Here’s the big thing though. Swords by their very nature imply a sort of tension. You’ve got this piece of art (and if you’ve ever read about how they make swords you know it’s an artform) sitting there that is also so extremely capable of violence. It’s like watching a sleeping tiger. I find it very intense to look at a naked sword. Hehe - I’ve even got two beside my bed… 

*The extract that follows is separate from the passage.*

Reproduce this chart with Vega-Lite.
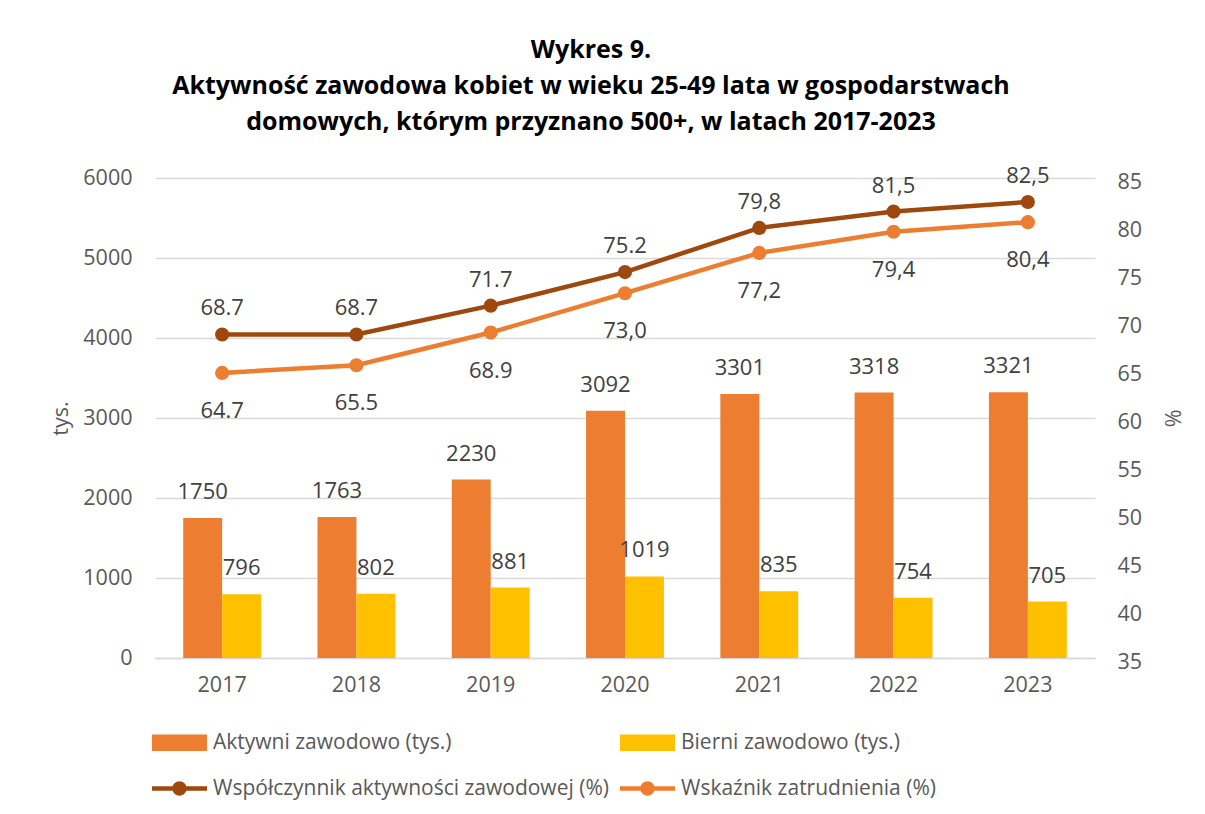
{
  "$schema": "https://vega.github.io/schema/vega-lite/v6.json",
  "width": 940,
  "height": 480,
  "autosize": "none",
  "padding": {"left": 155, "top": 178, "right": 110, "bottom": 156},
  "background": "white",
  "config": {
    "font": "Open Sans",
    "view": {"stroke": null},
    "axis": {
      "labelFont": "Open Sans",
      "labelFontSize": 21.5,
      "labelColor": "#595959",
      "titleFont": "Open Sans",
      "titleFontSize": 21.5,
      "titleColor": "#595959",
      "titleFontWeight": "normal",
      "domain": false,
      "ticks": false,
      "gridColor": "#D9D9D9",
      "gridWidth": 1.5
    }
  },
  "title": {
    "text": ["Wykres 9.", "Aktywność zawodowa kobiet w wieku 25-49 lata w gospodarstwach", "domowych, którym przyznano 500+, w latach 2017-2023"],
    "font": "Open Sans",
    "fontSize": 25,
    "fontWeight": "bold",
    "color": "#000000",
    "lineHeight": 36,
    "anchor": "middle",
    "frame": "group",
    "offset": 30,
    "dx": -34
  },
  "datasets": {
    "bars": [
      {"year": "2017", "series": "Aktywni zawodowo (tys.)", "value": 1750, "label": "1750"},
      {"year": "2018", "series": "Aktywni zawodowo (tys.)", "value": 1763, "label": "1763"},
      {"year": "2019", "series": "Aktywni zawodowo (tys.)", "value": 2230, "label": "2230"},
      {"year": "2020", "series": "Aktywni zawodowo (tys.)", "value": 3092, "label": "3092"},
      {"year": "2021", "series": "Aktywni zawodowo (tys.)", "value": 3301, "label": "3301"},
      {"year": "2022", "series": "Aktywni zawodowo (tys.)", "value": 3318, "label": "3318"},
      {"year": "2023", "series": "Aktywni zawodowo (tys.)", "value": 3321, "label": "3321"},
      {"year": "2017", "series": "Bierni zawodowo (tys.)", "value": 796, "label": "796"},
      {"year": "2018", "series": "Bierni zawodowo (tys.)", "value": 802, "label": "802"},
      {"year": "2019", "series": "Bierni zawodowo (tys.)", "value": 881, "label": "881"},
      {"year": "2020", "series": "Bierni zawodowo (tys.)", "value": 1019, "label": "1019"},
      {"year": "2021", "series": "Bierni zawodowo (tys.)", "value": 835, "label": "835"},
      {"year": "2022", "series": "Bierni zawodowo (tys.)", "value": 754, "label": "754"},
      {"year": "2023", "series": "Bierni zawodowo (tys.)", "value": 705, "label": "705"}
    ],
    "lines": [
      {"year": "2017", "series": "Współczynnik aktywności zawodowej (%)", "value": 68.7, "label": "68.7"},
      {"year": "2018", "series": "Współczynnik aktywności zawodowej (%)", "value": 68.7, "label": "68.7"},
      {"year": "2019", "series": "Współczynnik aktywności zawodowej (%)", "value": 71.7, "label": "71.7"},
      {"year": "2020", "series": "Współczynnik aktywności zawodowej (%)", "value": 75.2, "label": "75.2"},
      {"year": "2021", "series": "Współczynnik aktywności zawodowej (%)", "value": 79.8, "label": "79,8"},
      {"year": "2022", "series": "Współczynnik aktywności zawodowej (%)", "value": 81.5, "label": "81,5"},
      {"year": "2023", "series": "Współczynnik aktywności zawodowej (%)", "value": 82.5, "label": "82,5"},
      {"year": "2017", "series": "Wskaźnik zatrudnienia (%)", "value": 64.7, "label": "64.7"},
      {"year": "2018", "series": "Wskaźnik zatrudnienia (%)", "value": 65.5, "label": "65.5"},
      {"year": "2019", "series": "Wskaźnik zatrudnienia (%)", "value": 68.9, "label": "68.9"},
      {"year": "2020", "series": "Wskaźnik zatrudnienia (%)", "value": 73.0, "label": "73,0"},
      {"year": "2021", "series": "Wskaźnik zatrudnienia (%)", "value": 77.2, "label": "77,2"},
      {"year": "2022", "series": "Wskaźnik zatrudnienia (%)", "value": 79.4, "label": "79,4"},
      {"year": "2023", "series": "Wskaźnik zatrudnienia (%)", "value": 80.4, "label": "80,4"}
    ]
  },
  "encoding": {
    "x": {
      "field": "year",
      "type": "ordinal",
      "scale": {"paddingInner": 0.42, "paddingOuter": 0.21},
      "axis": {"title": null, "labelAngle": 0, "labelPadding": 16, "domain": true, "domainColor": "#D9D9D9", "domainWidth": 1.5}
    }
  },
  "layer": [
    {
      "data": {"name": "bars"},
      "encoding": {
        "y": {
          "field": "value",
          "type": "quantitative",
          "scale": {"domain": [0, 6000], "nice": false},
          "axis": {"title": "tys.", "format": "d", "values": [0, 1000, 2000, 3000, 4000, 5000, 6000], "grid": true, "labelPadding": 23, "titlePadding": 10}
        },
        "xOffset": {"field": "series", "type": "nominal", "sort": ["Aktywni zawodowo (tys.)", "Bierni zawodowo (tys.)"]}
      },
      "layer": [
        {
          "mark": {"type": "bar"},
          "encoding": {
            "color": {
              "field": "series",
              "type": "nominal",
              "scale": {
                "domain": ["Aktywni zawodowo (tys.)", "Bierni zawodowo (tys.)", "Współczynnik aktywności zawodowej (%)", "Wskaźnik zatrudnienia (%)"],
                "range": ["#ED7D31", "#FFC000", "#9E480E", "#ED7D31"]
              },
              "legend": {
                "title": null,
                "orient": "none",
                "legendX": -3,
                "legendY": 537,
                "direction": "horizontal",
                "columns": 2,
                "symbolSize": 3025,
                "rowPadding": 8,
                "columnPadding": 11,
                "labelFont": "Open Sans",
                "labelFontSize": 21,
                "labelColor": "#595959",
                "labelOffset": 6,
                "labelLimit": 600,
                "encode": {
                  "symbols": {
                    "update": {
                      "shape": [
                        {"test": "datum.value === 'Aktywni zawodowo (tys.)' || datum.value === 'Bierni zawodowo (tys.)'", "value": "M-1,-0.3H1V0.3H-1Z"},
                        {"value": "M-1,-0.085H1V0.085H-1Z M0.26,0A0.26,0.26 0 1,1 -0.26,0A0.26,0.26 0 1,1 0.26,0Z"}
                      ],
                      "fill": {"scale": "color", "field": "value"},
                      "stroke": {"value": "transparent"},
                      "strokeWidth": {"value": 0},
                      "opacity": {"value": 1}
                    }
                  }
                }
              }
            }
          }
        },
        {
          "mark": {"type": "text", "baseline": "alphabetic", "dy": -19, "fontSize": 22, "color": "#404040", "font": "Open Sans"},
          "encoding": {"text": {"field": "label", "type": "nominal"}}
        }
      ]
    },
    {
      "data": {"name": "lines"},
      "encoding": {
        "y": {
          "field": "value",
          "type": "quantitative",
          "scale": {"domain": [35, 85], "nice": false, "zero": false},
          "axis": {"orient": "right", "title": "%", "values": [35, 40, 45, 50, 55, 60, 65, 70, 75, 80, 85], "grid": false, "labelPadding": 22, "titlePadding": 18, "labelBaseline": "middle", "labelOffset": 4}
        }
      },
      "layer": [
        {
          "mark": {"type": "line", "strokeWidth": 4.5},
          "encoding": {
            "color": {
              "field": "series",
              "type": "nominal",
              "legend": {
                "title": null,
                "orient": "none",
                "legendX": -3,
                "legendY": 537,
                "direction": "horizontal",
                "columns": 2,
                "symbolSize": 3025,
                "rowPadding": 8,
                "columnPadding": 11,
                "labelFont": "Open Sans",
                "labelFontSize": 21,
                "labelColor": "#595959",
                "labelOffset": 6,
                "labelLimit": 600,
                "encode": {
                  "symbols": {
                    "update": {
                      "shape": [
                        {"test": "datum.value === 'Aktywni zawodowo (tys.)' || datum.value === 'Bierni zawodowo (tys.)'", "value": "M-1,-0.3H1V0.3H-1Z"},
                        {"value": "M-1,-0.085H1V0.085H-1Z M0.26,0A0.26,0.26 0 1,1 -0.26,0A0.26,0.26 0 1,1 0.26,0Z"}
                      ],
                      "fill": {"scale": "color", "field": "value"},
                      "stroke": {"value": "transparent"},
                      "strokeWidth": {"value": 0},
                      "opacity": {"value": 1}
                    }
                  }
                }
              }
            }
          }
        },
        {
          "mark": {"type": "point", "filled": true, "size": 200, "opacity": 1},
          "encoding": {
            "color": {"field": "series", "type": "nominal", "legend": null}
          }
        },
        {
          "transform": [{"filter": "datum.series === 'Współczynnik aktywności zawodowej (%)'"}],
          "mark": {"type": "text", "baseline": "alphabetic", "dy": -19, "fontSize": 22, "color": "#404040", "font": "Open Sans"},
          "encoding": {"text": {"field": "label", "type": "nominal"}}
        },
        {
          "transform": [{"filter": "datum.series === 'Wskaźnik zatrudnienia (%)'"}],
          "mark": {"type": "text", "baseline": "alphabetic", "dy": 45, "fontSize": 22, "color": "#404040", "font": "Open Sans"},
          "encoding": {"text": {"field": "label", "type": "nominal"}}
        }
      ]
    }
  ],
  "resolve": {"scale": {"y": "independent"}}
}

Oh, and I’m really careful. Some of the newer swords I have are extremely sharp. If you don’t respect them they will hurt you very badly indeed. No wooshing them through the air here, no matter how exciting the movie might’ve been. I always hide my dangerous swords when I have people over. Once I had folks over who thought, in a drunken haze, that swinging around a katana was a good idea. I wasn’t to impressed. Luckily no one got hurt.
-n
For what it’s worth, at least one of those sensationalist “Police Videos” shows did a segment about a man armed only with a sword held off a police SWAT team for something like 6 hours before they could finally disarm him.
And what else do men take the trouble to give a name?
Only cuz they chose not to shoot him! 
I too must admit to wanting a sword. I went to a renaissance festival a few years back and I was a hairs width away from leaving with a sword and a staff. Only the little voice in my head that kept saying “it’ll sit in the corner collecting dust!” kept me from buying.
Actually, they probably wanted to. Whoever wrote that department’s guidlines for the use of lethal force, chose that they should not shoot him.
Well, the point is that he wasn’t exactly Obi-Wan Kenobi reflecting bullets with his sword.
I have owned swords in my past. I am currently swordless. It makes me feel kind of naked.
Swords are artwork… the past invoked by them, the things associated with them, the deeds inspired by them.
Swords are weapons. Those that can truly use them (an ever growing number, albeit slowly) are amazing to see. Like firedancers or beautiful women that dance with snakes…
Swords are, like Niggle said, liquid violence, frozen in time.
I have owned swords in the past, I will own swords in the future. The trouble is finding good ones.
And, as an SCA person, if I see another idiot with a sloppy kilt and no shirt wandering around with a Katana, I intend to slap him/her.
And what the hell are we to carry when engaged in quests, if not swords? I like my firearms as much as (probably more than) the next fellow, but nothing beats a sword when one is going on a quest.